村木厚子元局長無罪判決と、自分を重ねあわせて

 9月10日、大阪地裁は厚労省文書偽造事件で村木被告(54)に無罪の判決を言い渡した。テレビに映し出された彼女の笑顔を見て本当によかったと思いながら、私の方は「冤罪」がいつまでも晴れぬのに寂しさを感じ、羨ましくも思った。村木さんは若い。現場復帰してまだまだ仕事ができる。その点もチョッピリ羨ましい。

 村木さんが逮捕されて周囲の人達は「彼女が絶対にそんなことをするはずはない」と支援に立ち上がったという。公判の日、傍聴席には、江川紹子さんら名のある女性達が顔を揃えたそうである。それが裁判所への圧力になったかどうかは分からないが、緊張ぐらいはしただろう。
 それにしてもどうしてこんなことになったのか。「筋書きを考えて捜査し証拠を集める」というのが検察のやり方で、強引に突っ走って破綻が来たということだが、もしうまくいっていたらと思うと本当に恐ろしい。

 そして私の場合、校長や教育委員会の考えた筋書きを、裁判所がスッカリ受け入れたところに間違いがあるのだ。

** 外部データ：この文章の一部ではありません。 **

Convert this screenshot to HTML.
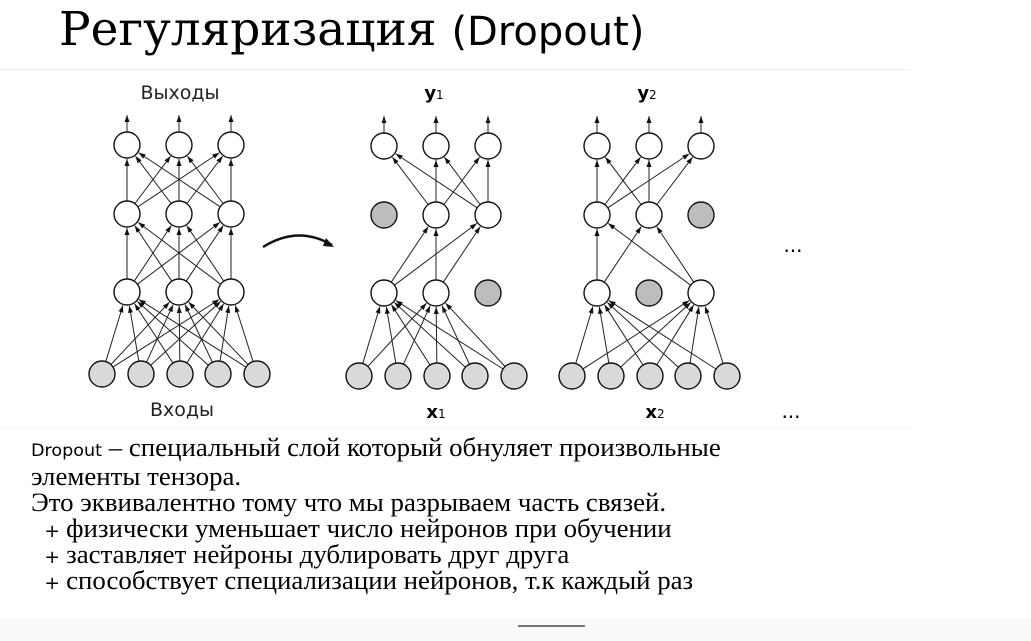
<!DOCTYPE html>
<html><head><meta charset="utf-8"><style>
body{margin:0;width:1031px;height:641px;background:#fff;position:relative;overflow:hidden}
.t{position:absolute;left:59px;top:0px;font-size:47px;font-family:"DejaVu Serif","Liberation Serif",serif;white-space:nowrap;line-height:60px}
.t span{font-family:"DejaVu Sans","Liberation Sans",sans-serif;font-size:40px}
.txt{position:absolute;left:31px;top:435px;font-family:"Liberation Serif","DejaVu Serif",serif;font-size:26px;line-height:26px;white-space:nowrap;transform:scaleX(1.033);transform-origin:0 0}
.txt .s{font-family:"DejaVu Sans","Liberation Sans",sans-serif;font-size:17px}
.li{padding-left:13px;line-height:26px;height:26px}
.li b{font-weight:normal;font-size:18px;display:inline-block;width:21px;font-family:"DejaVu Sans",sans-serif}
</style></head><body>
<div class="t">Регуляризация <span>(Dropout)</span></div>
<div style="position:absolute;left:0;top:69px;width:910px;height:1px;background:#f0f0f0"></div>
<div style="position:absolute;left:0;top:427px;width:910px;height:1px;background:#f4f4f4"></div>
<svg id="s" width="1031" height="641" style="position:absolute;left:0;top:0" font-family="DejaVu Sans, Liberation Sans, sans-serif">
<defs><marker id="a" markerWidth="8" markerHeight="8" refX="7" refY="4" orient="auto" markerUnits="userSpaceOnUse"><path d="M0,1.5 L7,4 L0,6.5z" fill="#111"/></marker></defs>
<g id="e" stroke="#222" stroke-width="1" marker-end="url(#a)"></g>
<g id="n" stroke="#111" stroke-width="1.4"></g>
<text x="180" y="99" font-size="19" text-anchor="middle" fill="#222">Выходы</text>
<text x="182" y="416" font-size="19" text-anchor="middle" fill="#222">Входы</text>
<text x="434" y="99" font-size="18" font-weight="bold" text-anchor="middle">y<tspan font-size="12" font-weight="normal">1</tspan></text>
<text x="647" y="99" font-size="18" font-weight="bold" text-anchor="middle">y<tspan font-size="12" font-weight="normal">2</tspan></text>
<text x="436" y="418" font-size="18" font-weight="bold" text-anchor="middle">x<tspan font-size="12" font-weight="normal">1</tspan></text>
<text x="655" y="418" font-size="18" font-weight="bold" text-anchor="middle">x<tspan font-size="12" font-weight="normal">2</tspan></text>
<text x="793" y="252" font-size="20" text-anchor="middle">...</text>
<text x="791" y="418" font-size="20" text-anchor="middle">...</text>
<path d="M263,247 Q298,225 332,245" fill="none" stroke="#111" stroke-width="2.5"/>
<path d="M326,238 L334,247 L323,246z" fill="#111"/>
</svg>
<div class="txt"><span class="s">Dropout</span> – специальный слой который обнуляет произвольные<br>элементы тензора.<br>Это эквивалентно тому что мы разрываем часть связей.<br><div class="li"><b>+</b>физически уменьшает число нейронов при обучении</div><div class="li"><b>+</b>заставляет нейроны дублировать друг друга</div><div class="li"><b>+</b>способствует специализации нейронов, т.к каждый раз</div></div>
<div style="position:absolute;left:0;top:619px;width:1031px;height:22px;background:#f8f9fb"></div>
<div style="position:absolute;left:518px;top:625px;width:67px;height:2px;background:#777"></div>
<script>
var E=document.getElementById('e'),N=document.getElementById('n'),ns='http://www.w3.org/2000/svg',R=13;
function ln(x1,y1,x2,y2){var dx=x2-x1,dy=y2-y1,d=Math.hypot(dx,dy);var l=document.createElementNS(ns,'line');
l.setAttribute('x1',x1+dx/d*R);l.setAttribute('y1',y1+dy/d*R);l.setAttribute('x2',x2-dx/d*(R+1));l.setAttribute('y2',y2-dy/d*(R+1));E.appendChild(l);}
function c(x,y,f){var e=document.createElementNS(ns,'circle');e.setAttribute('cx',x);e.setAttribute('cy',y);e.setAttribute('r',R);e.setAttribute('fill',f);N.appendChild(e);}
function net(hx,ix,yo,yh2,yh1,yi,a1,a2){
 var o=hx.map(x=>[x,yo]),h2=hx.map(x=>[x,yh2]),h1=hx.map(x=>[x,yh1]),inp=ix.map(x=>[x,yi]);
 inp.forEach(p=>h1.forEach((q,j)=>{if(a1[j])ln(p[0],p[1],q[0],q[1])}));
 h1.forEach((p,i)=>{if(a1[i])h2.forEach((q,j)=>{if(a2[j])ln(p[0],p[1],q[0],q[1])})});
 h2.forEach((p,i)=>{if(a2[i])o.forEach(q=>ln(p[0],p[1],q[0],q[1]))});
 o.forEach(p=>{var l=document.createElementNS(ns,'line');l.setAttribute('x1',p[0]);l.setAttribute('y1',p[1]-R);l.setAttribute('x2',p[0]);l.setAttribute('y2',p[1]-30);E.appendChild(l);});
 o.forEach(p=>c(p[0],p[1],'#fff'));
 h2.forEach((p,i)=>c(p[0],p[1],a2[i]?'#fff':'#bdbdbd'));
 h1.forEach((p,i)=>c(p[0],p[1],a1[i]?'#fff':'#bdbdbd'));
 inp.forEach(p=>c(p[0],p[1],'#d9d9d9'));
}
net([127,179,231],[102,141,180,218,257],145,214,292,374,[1,1,1],[1,1,1]);
net([384,436,488],[359,398,437,475,514],146,215,293,376,[1,1,0],[0,1,1]);
net([597,649,701],[572,611,650,688,727],146,215,293,376,[1,0,1],[1,1,0]);
</script>
</body></html>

刑事事件でもなく、逮捕もされていない、ホンのちっぽけな事件かも知れないが、当人にとっては職と名誉を奪われ、精神的・経済的に打撃を受け、15年もこの闘いのために費やしている、まさに人生を大きく狂わせられた事件である。

 中神嘉治校長のデッチアゲ理由についてはことごとくキッチリ証拠に基づいて反論したのに裁判官はそれを無視した、同僚や教え子らの証人申請は全部却下した、都教委や豊島区教委の不法行為が明らかになっても取り上げない、被告側は一人の証人も、一枚の証拠も出せないのにそちらを信用する、挙げ句の果てに裁判官が被告に有利な証拠を作る。
 こうして私は敗訴させられた。最高裁までやったが同じだった。裁判所がデッチアゲを見破らず、こんなおかしい訴訟指揮をするとは誰も信じないかも知れないが、これは真実である。だから、私は「冤罪」を晴らすまで闘わざるを得ないのだ。

 人間の価値は誰もが等しい。一介の女教師だからと軽く扱って貰いたくない。「虫けらのように扱うな!」と私は大きく叫びたい。